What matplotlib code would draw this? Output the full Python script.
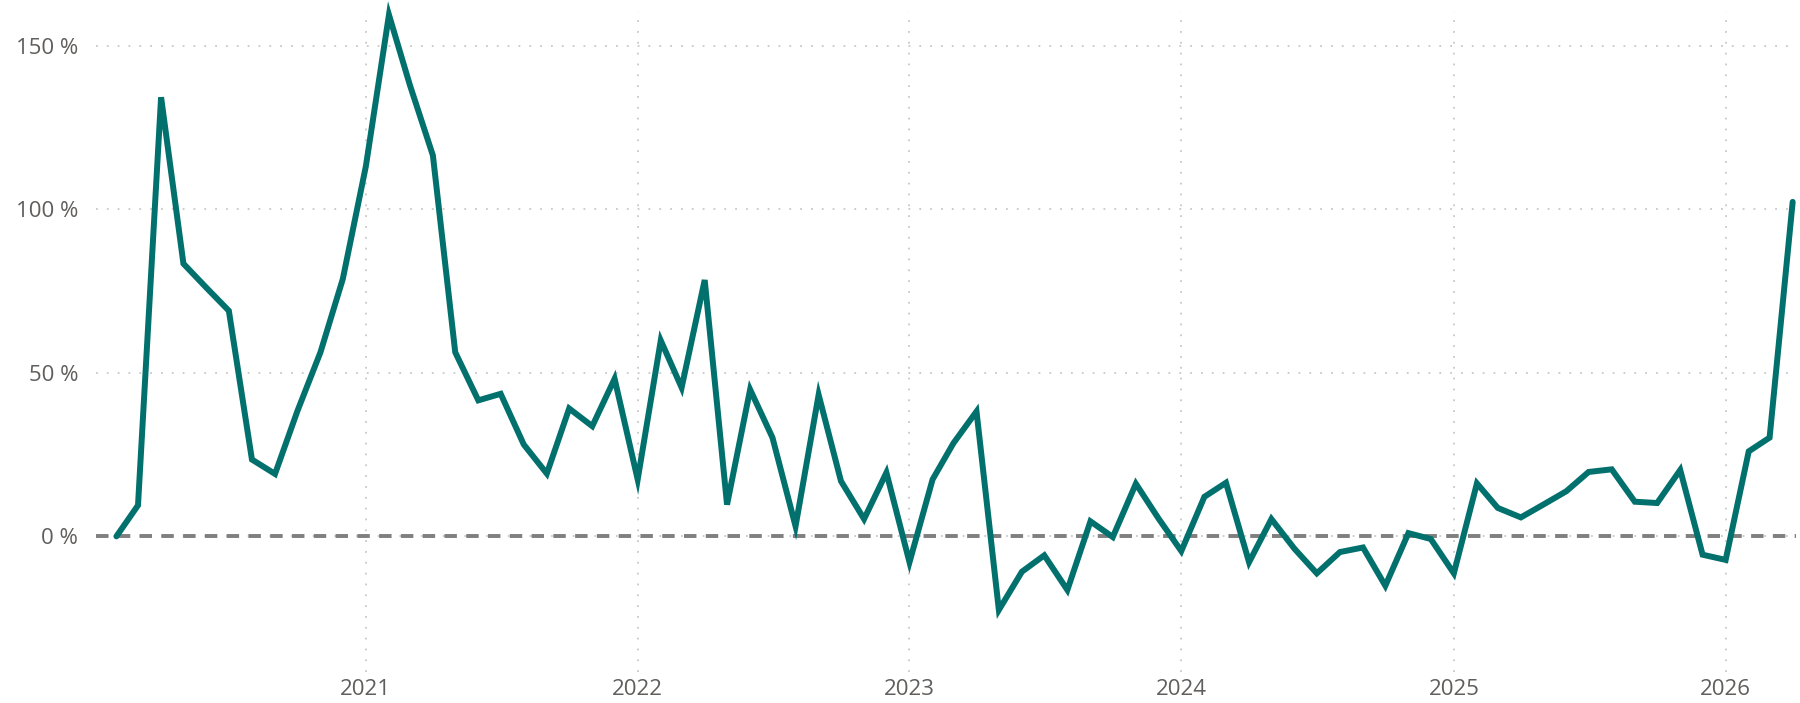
import numpy as np
import pandas as pd
import matplotlib
matplotlib.use("Agg")
import matplotlib.pyplot as plt
import matplotlib.dates as mdates
from matplotlib.ticker import FixedLocator, FuncFormatter

# Données : variation mensuelle (en %), de février 2020 à avril 2026
start_month = "2020-02-01"
values_2020 = [0, 9.5, 134.3, 83.4, 76.0, 69.0, 23.5, 19.1, 38.3, 56.3, 78.7]
values_2021 = [113.2, 159.5, 138.1, 116.5, 56.3, 41.6, 43.6, 28.1, 19.2, 39.1, 33.7, 48.2]
values_2022 = [17.4, 59.9, 45.5, 78.4, 9.7, 44.9, 30.2, 3.1, 43.3, 16.9, 5.3, 19.5]
values_2023 = [-7.9, 17.4, 28.5, 38.2, -22.5, -10.8, -5.8, -16.4, 4.6, -0.2, 16.1, 5.6]
values_2024 = [-4.5, 12.1, 16.4, -7.9, 5.3, -3.8, -11.3, -4.8, -3.4, -15.1, 1.0, -0.8]
values_2025 = [-11.3, 16.2, 8.7, 5.8, 9.7, 13.8, 19.7, 20.5, 10.6, 10.2, 20.3, -5.6]
values_2026 = [-7.2, 26.0, 30.2, 102.3]
y_ticks = [0, 50, 100, 150]

values = values_2020 + values_2021 + values_2022 + values_2023 + values_2024 + values_2025 + values_2026
dates = pd.date_range(start_month, periods=len(values), freq="MS")

line_color = "#02716E"
text_color = "#605E5C"
grid_color = "#C8C8C8"

plt.rcParams['font.family'] = ['Open Sans', 'DejaVu Sans']

fig = plt.figure(figsize=(18, 7.03), dpi=100)
ax = fig.add_axes([0.0535, 0.044, 0.9445, 0.94])

ax.plot(dates, values, color=line_color, lw=4.3, solid_joinstyle='miter',
        solid_capstyle='round', zorder=3, clip_on=False)
ax.axhline(0, color="#7F7F7F", lw=2.8, linestyle=(0, (3.2, 2.4)), zorder=2)

ax.set_xlim(pd.Timestamp("2020-01-05"), pd.Timestamp("2026-04-06"))
ax.set_ylim(-41.5, 160.6)

ax.xaxis.set_major_locator(mdates.YearLocator())
ax.xaxis.set_major_formatter(mdates.DateFormatter("%Y"))
ax.yaxis.set_major_locator(FixedLocator(y_ticks))
ax.yaxis.set_major_formatter(FuncFormatter(lambda v, p: "{:.0f} %".format(v)))

ax.grid(True, axis='x', color=grid_color, lw=1.3, linestyle=(0, (1, 5)))
ax.grid(True, axis='y', color=grid_color, lw=1.3, linestyle=(0, (1, 5)))
ax.set_axisbelow(True)

for s in ax.spines.values():
    s.set_visible(False)
ax.tick_params(axis='both', length=0, labelsize=16, labelcolor=text_color)
ax.tick_params(axis='y', pad=13)
ax.tick_params(axis='x', pad=5)

fig.savefig("out.png", dpi=100, facecolor="white")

★ ★ ★ ★ ★ ★ ★

• [What is being asked] What is the number of lines in the listing above that contain the string "matplotlib"? Give only the number.

• [Output of the task] 6